The county government of Kisumu has partnered with Safaricom to scale up revenue collection in the area.
Through the pact, the devolved unit targets to net Sh. 2.2 billion in the 2023-2024 financial year an increase of Sh. 1.1 billion from the last financial year.
Kisumu County Executive Committee Member (CECM) in charge of Finance, Economic Planning, and E-Government George Okong’o said through the new system, the county plans to go cashless to seal all loopholes in revenue collection.
The county government, he added, continues to lose millions of shillings through cash collections adding that the new system would leverage Safaricom’s different payment options to meet the set target.
“Safaricom is giving us payment solutions through pay bill, mobile application, and USSD code to ensure we go cashless to shore up collections,” he said.
This, he said, was set to cut down losses by a huge margin as the county government moves to solidify source revenue collection.
In an interview with KNA in his office on Wednesday, the CECM said the county government has reviewed property and land rates to help achieve revenue targets.
The rates, which were last reviewed in 2007, he added, have been adjusted to reflect the current market trends to scale up on source revenue.
“We have not had a proper valuation roll for Kisumu since the inception of devolution. We have now submitted the new rates to the County Assembly for approval,” he said.

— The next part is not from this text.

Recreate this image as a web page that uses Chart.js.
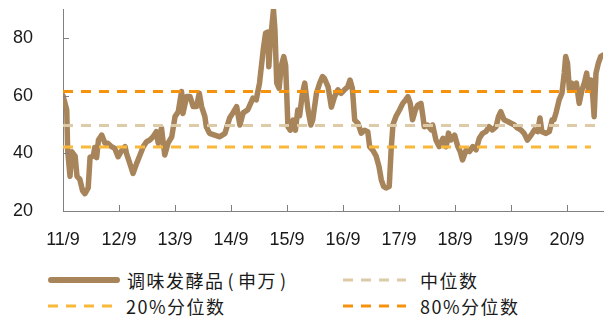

The development comes amidst pressure on devolved units to scale up on source revenue collections to meet development obligations.
In the 2021-2022 financial year, on-source revenue collection in Kisumu collected sh. 800 million affecting the county’s projected development programmes.
However, according to Okong’o various interventions mooted to scale up collections saw the figure increase to sh. 1.1 billion in the last financial year.